You can explicitly lock a table in two-phase commit by using SELECT ... FOR SHARE
or SELECT ... FOR UPDATE
.
Multiversion Concurrency Control
MVCC is used in tandem with Row-level locking mechanisms for increasing
concurrency. MVCC takes snapshots of the data as it existed in some
point in time for writes. Thus, all reads can read the data that
corresponds to the time they are in, so there’s no need for locks (since
readers dont block writers or vice-versa). This comes with the caveat
that MVCC only works with READ COMMITTED
and REPEATABLE READ
.
SERIALIZABLE
is not allowed because reads lock every row to create
ordered reads.
Replication
Since MySQL is designed to accept writes on one node, the default way to increase reliability is through replication, which involves a leader node replicating writes to all the other nodes through binary log shipping.
Datafiles
In MySQL 5.X, you can query the information_schema
to get data about
tables. In MySQL 8.X+, all that information has been included in the
tables .ibd
file.
InnoDB
InnoDB is the default engine, which performs well for processing
short-lived transactions that mainly complete instead of being rolled
back. It uses MVCC, defaults to REPEATABLE READ
, and prevents phantom
reads by using a next-key locking strategy.

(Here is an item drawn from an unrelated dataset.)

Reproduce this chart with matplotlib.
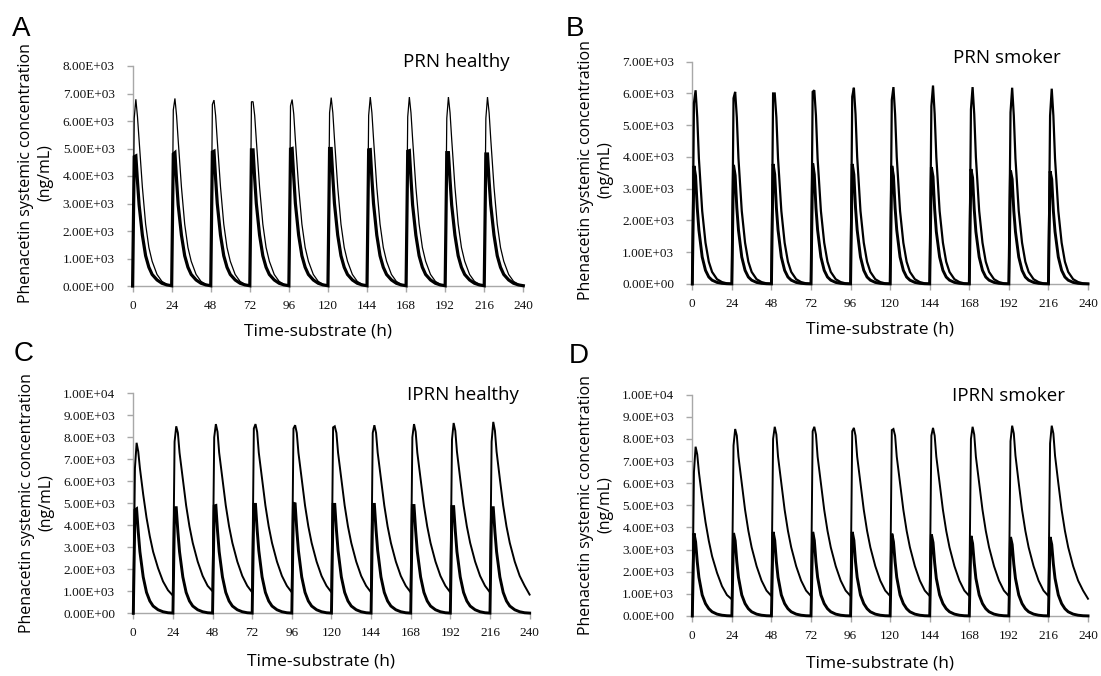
import matplotlib
matplotlib.use("Agg")
import matplotlib.pyplot as plt
from matplotlib.ticker import FuncFormatter, MultipleLocator

# ---------------- data ----------------
dose_times = [0, 24, 48, 72, 96, 120, 144, 168, 192, 216]
cycle_offsets = [0, 1, 2, 3, 4, 6, 8, 10, 12, 15, 18, 21]
end_time = 240

# Panel A: PRN healthy
prn_healthy_thin = [
    [0, 6100, 6790, 6150, 5300, 3600, 2250, 1400, 900, 420, 170, 60],
    [20, 6400, 6820, 6200, 5300, 3600, 2250, 1400, 900, 420, 170, 60],
    [20, 6600, 6760, 6200, 5300, 3600, 2250, 1400, 900, 420, 170, 60],
    [20, 6700, 6700, 6200, 5300, 3600, 2250, 1400, 900, 420, 170, 60],
    [20, 6550, 6780, 6250, 5300, 3600, 2250, 1400, 900, 420, 170, 60],
    [20, 6300, 6850, 6300, 5350, 3600, 2250, 1400, 900, 420, 170, 60],
    [20, 6200, 6870, 6300, 5350, 3600, 2250, 1400, 900, 420, 170, 60],
    [20, 6150, 6870, 6300, 5350, 3600, 2250, 1400, 900, 420, 170, 60],
    [20, 6100, 6870, 6300, 5350, 3600, 2250, 1400, 900, 420, 170, 60],
    [20, 6100, 6870, 6300, 5350, 3600, 2250, 1400, 900, 420, 170, 60],
]
prn_healthy_thin_end = 20
prn_healthy_thick = [
    [0, 4700, 4730, 3800, 2950, 1850, 1100, 680, 420, 220, 100, 40],
    [10, 4800, 4850, 3850, 2950, 1850, 1100, 680, 420, 220, 100, 40],
    [10, 4870, 4900, 3900, 3000, 1850, 1100, 680, 420, 220, 100, 40],
    [10, 4950, 4950, 3900, 3000, 1850, 1100, 680, 420, 220, 100, 40],
    [10, 4980, 5000, 3950, 3000, 1850, 1100, 680, 420, 220, 100, 40],
    [10, 5000, 5000, 3950, 3000, 1850, 1100, 680, 420, 220, 100, 40],
    [10, 4950, 4960, 3900, 3000, 1850, 1100, 680, 420, 220, 100, 40],
    [10, 4900, 4920, 3900, 2950, 1850, 1100, 680, 420, 220, 100, 40],
    [10, 4850, 4850, 3850, 2950, 1850, 1100, 680, 420, 220, 100, 40],
    [10, 4800, 4800, 3800, 2950, 1850, 1100, 680, 420, 220, 100, 40],
]
prn_healthy_thick_end = 10

# Panel B: PRN smoker
prn_smoker_high = [
    [0, 5700, 6100, 5250, 3950, 2300, 1300, 700, 380, 150, 60, 20],
    [8, 5850, 6050, 5250, 3950, 2300, 1300, 700, 380, 150, 60, 20],
    [8, 6000, 6000, 5250, 3950, 2300, 1300, 700, 380, 150, 60, 20],
    [8, 6050, 6100, 5300, 3950, 2300, 1300, 700, 380, 150, 60, 20],
    [8, 5900, 6180, 5350, 4000, 2300, 1300, 700, 380, 150, 60, 20],
    [8, 5800, 6200, 5350, 4000, 2300, 1300, 700, 380, 150, 60, 20],
    [8, 5600, 6250, 5350, 4000, 2300, 1300, 700, 380, 150, 60, 20],
    [8, 5500, 6200, 5350, 4000, 2300, 1300, 700, 380, 150, 60, 20],
    [8, 5400, 6180, 5300, 3950, 2300, 1300, 700, 380, 150, 60, 20],
    [8, 5300, 6150, 5300, 3950, 2300, 1300, 700, 380, 150, 60, 20],
]
prn_smoker_high_end = 8
prn_smoker_low = [
    [0, 3720, 3400, 2400, 1700, 850, 430, 220, 120, 50, 20, 8],
    [3, 3750, 3420, 2400, 1700, 850, 430, 220, 120, 50, 20, 8],
    [3, 3780, 3450, 2400, 1700, 850, 430, 220, 120, 50, 20, 8],
    [3, 3800, 3450, 2400, 1700, 850, 430, 220, 120, 50, 20, 8],
    [3, 3780, 3450, 2400, 1700, 850, 430, 220, 120, 50, 20, 8],
    [3, 3720, 3400, 2400, 1700, 850, 430, 220, 120, 50, 20, 8],
    [3, 3680, 3380, 2350, 1650, 850, 430, 220, 120, 50, 20, 8],
    [3, 3620, 3350, 2350, 1650, 850, 430, 220, 120, 50, 20, 8],
    [3, 3570, 3300, 2300, 1650, 850, 430, 220, 120, 50, 20, 8],
    [3, 3550, 3300, 2300, 1650, 850, 430, 220, 120, 50, 20, 8],
]
prn_smoker_low_end = 3

# Panel C: IPRN healthy
iprn_healthy_high = [
    [0, 6600, 7750, 7350, 6600, 5400, 4350, 3500, 2800, 2050, 1450, 1050],
    [800, 7800, 8500, 8200, 7300, 6100, 4900, 3950, 3200, 2350, 1700, 1250],
    [1000, 8000, 8600, 8250, 7300, 6100, 4900, 3950, 3200, 2350, 1700, 1250],
    [950, 8400, 8600, 8250, 7300, 6100, 4900, 3950, 3200, 2350, 1700, 1250],
    [950, 8400, 8550, 8200, 7300, 6100, 4900, 3950, 3200, 2350, 1700, 1250],
    [950, 8450, 8500, 8200, 7300, 6100, 4900, 3950, 3200, 2350, 1700, 1250],
    [950, 8200, 8550, 8200, 7300, 6100, 4900, 3950, 3200, 2350, 1700, 1250],
    [950, 8000, 8600, 8250, 7300, 6100, 4900, 3950, 3200, 2350, 1700, 1250],
    [950, 7900, 8650, 8300, 7350, 6100, 4900, 3950, 3200, 2350, 1700, 1250],
    [950, 7800, 8700, 8300, 7350, 6100, 4900, 3950, 3200, 2350, 1700, 1250],
]
iprn_healthy_high_end = 850
iprn_healthy_low = [
    [0, 4700, 4750, 3700, 2800, 1650, 950, 560, 330, 160, 70, 25],
    [10, 4800, 4800, 3700, 2800, 1650, 950, 560, 330, 160, 70, 25],
    [10, 4880, 4900, 3750, 2800, 1650, 950, 560, 330, 160, 70, 25],
    [10, 4950, 4950, 3800, 2850, 1650, 950, 560, 330, 160, 70, 25],
    [10, 5000, 4980, 3800, 2850, 1650, 950, 560, 330, 160, 70, 25],
    [10, 4950, 4950, 3800, 2850, 1650, 950, 560, 330, 160, 70, 25],
    [10, 4950, 4950, 3800, 2850, 1650, 950, 560, 330, 160, 70, 25],
    [10, 4900, 4900, 3750, 2800, 1650, 950, 560, 330, 160, 70, 25],
    [10, 4850, 4850, 3750, 2800, 1650, 950, 560, 330, 160, 70, 25],
    [10, 4800, 4800, 3700, 2800, 1650, 950, 560, 330, 160, 70, 25],
]
iprn_healthy_low_end = 10

# Panel D: IPRN smoker
iprn_smoker_high = [
    [0, 6500, 7650, 7300, 6500, 5300, 4250, 3400, 2700, 1950, 1350, 950],
    [750, 7700, 8450, 8150, 7200, 6000, 4800, 3850, 3100, 2250, 1600, 1150],
    [900, 8000, 8550, 8200, 7200, 6000, 4800, 3850, 3100, 2250, 1600, 1150],
    [900, 8350, 8550, 8200, 7200, 6000, 4800, 3850, 3100, 2250, 1600, 1150],
    [900, 8350, 8500, 8150, 7200, 6000, 4800, 3850, 3100, 2250, 1600, 1150],
    [900, 8400, 8450, 8150, 7200, 6000, 4800, 3850, 3100, 2250, 1600, 1150],
    [900, 8150, 8500, 8150, 7200, 6000, 4800, 3850, 3100, 2250, 1600, 1150],
    [900, 8000, 8550, 8200, 7200, 6000, 4800, 3850, 3100, 2250, 1600, 1150],
    [900, 7900, 8600, 8250, 7250, 6000, 4800, 3850, 3100, 2250, 1600, 1150],
    [900, 7800, 8600, 8250, 7250, 6000, 4800, 3850, 3100, 2250, 1600, 1150],
]
iprn_smoker_high_end = 780
iprn_smoker_low = [
    [0, 3740, 3350, 2450, 1750, 950, 560, 330, 190, 85, 35, 12],
    [5, 3750, 3400, 2450, 1750, 950, 560, 330, 190, 85, 35, 12],
    [5, 3800, 3420, 2450, 1750, 950, 560, 330, 190, 85, 35, 12],
    [5, 3800, 3420, 2450, 1750, 950, 560, 330, 190, 85, 35, 12],
    [5, 3800, 3420, 2450, 1750, 950, 560, 330, 190, 85, 35, 12],
    [5, 3720, 3350, 2450, 1750, 950, 560, 330, 190, 85, 35, 12],
    [5, 3680, 3320, 2400, 1700, 950, 560, 330, 190, 85, 35, 12],
    [5, 3620, 3280, 2400, 1700, 950, 560, 330, 190, 85, 35, 12],
    [5, 3570, 3230, 2350, 1700, 950, 560, 330, 190, 85, 35, 12],
    [5, 3570, 3230, 2350, 1700, 950, 560, 330, 190, 85, 35, 12],
]
iprn_smoker_low_end = 5

panel_letters = ["A", "B", "C", "D"]
panel_titles = ["PRN healthy", "PRN smoker", "IPRN healthy", "IPRN smoker"]
y_tops = [8000, 7000, 10000, 10000]
x_ticks = [0, 24, 48, 72, 96, 120, 144, 168, 192, 216, 240]
y_label = "Phenacetin systemic concentration\n(ng/mL)"
x_label = "Time-substrate (h)"

# ---------------- helpers ----------------
time_h = [d + o for d in dose_times for o in cycle_offsets] + [end_time]


def series(rows, end_value):
    vals = []
    for r in rows:
        vals.extend(r)
    vals.append(end_value)
    return vals


panel_series = [
    [(prn_healthy_thin, prn_healthy_thin_end, 0.9), (prn_healthy_thick, prn_healthy_thick_end, 2.3)],
    [(prn_smoker_high, prn_smoker_high_end, 1.6), (prn_smoker_low, prn_smoker_low_end, 2.1)],
    [(iprn_healthy_high, iprn_healthy_high_end, 1.4), (iprn_healthy_low, iprn_healthy_low_end, 2.1)],
    [(iprn_smoker_high, iprn_smoker_high_end, 1.4), (iprn_smoker_low, iprn_smoker_low_end, 2.1)],
]

# ---------------- figure ----------------
W, H = 1101, 676
fig = plt.figure(figsize=(W / 100, H / 100), dpi=100)


def px_axes(x0, x1, ytop, ybot):
    return [x0 / W, 1 - ybot / H, (x1 - x0) / W, (ybot - ytop) / H]


axes_px = [
    (132.6, 523.3, 66, 286),
    (692.3, 1088, 61.7, 284),
    (133.3, 529.6, 393.3, 613.3),
    (692.3, 1088, 394.7, 616),
]
letter_px = [(12, 29), (566, 29), (14, 354), (569, 356)]
title_px = [(510, 62), (1061, 58), (519, 395), (1065, 396)]
ylab_px = [(35.8, 173), (595.5, 170), (36.5, 503), (595.5, 505)]
xlab_px = [(317.5, 331.7), (880, 330), (321, 661.7), (880, 663)]

spine_col = "#a8a8a8"
fmt = FuncFormatter(lambda v, p: f"{v:.2E}")

for i in range(4):
    ax = fig.add_axes(px_axes(*axes_px[i]))
    for vals, end_v, lw in panel_series[i]:
        ax.plot(time_h, series(vals, end_v), color="black", lw=lw,
                solid_joinstyle="miter", clip_on=False, zorder=3)
    ax.set_xlim(0, 240)
    ax.set_ylim(0, y_tops[i])
    ax.set_xticks(x_ticks)
    ax.yaxis.set_major_locator(MultipleLocator(1000))
    ax.yaxis.set_major_formatter(fmt)
    for s in ["top", "right"]:
        ax.spines[s].set_visible(False)
    for s in ["left", "bottom"]:
        ax.spines[s].set_color(spine_col)
        ax.spines[s].set_linewidth(1.0)
    ax.tick_params(axis="both", length=4, width=1.0, color=spine_col,
                   labelcolor="#111111")
    ax.tick_params(axis="y", pad=9)
    ax.tick_params(axis="x", pad=6)
    for lab in ax.get_xticklabels() + ax.get_yticklabels():
        lab.set_fontfamily("Liberation Serif")
        lab.set_fontsize(9.5)

    lx, ly = letter_px[i]
    fig.text(lx / W, 1 - ly / H, panel_letters[i], fontsize=20,
             family="Liberation Sans", ha="left", va="center")
    tx, ty = title_px[i]
    fig.text(tx / W, 1 - ty / H, panel_titles[i], fontsize=13.5,
             family="Open Sans", ha="right", va="center")
    yx, yy = ylab_px[i]
    fig.text(yx / W, 1 - yy / H, y_label, fontsize=11.5, family="Open Sans",
             rotation=90, ha="center", va="center", multialignment="center",
             linespacing=1.3)
    xx, xy = xlab_px[i]
    fig.text(xx / W, 1 - xy / H, x_label, fontsize=12.5, family="Open Sans",
             ha="center", va="center")

fig.savefig("out.png", dpi=100, facecolor="white")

Its tables use a clustered index, so it provides fast primary key lookups, but secondary indexes contain the primary key columns, so secondary indexes are generally very large.
It supports hash indexes, read-ahead prefetching data from disk, and insert buffers for faster inserts.
It supports hot online backups through a variety of services as well.
MySQL 5.6 allowed for in place updates of tables as well.
MySQL 8 introduced atomic data definition changes. In MySQL 5, if DDL statements partially finished in a transaction, they would be partially applied.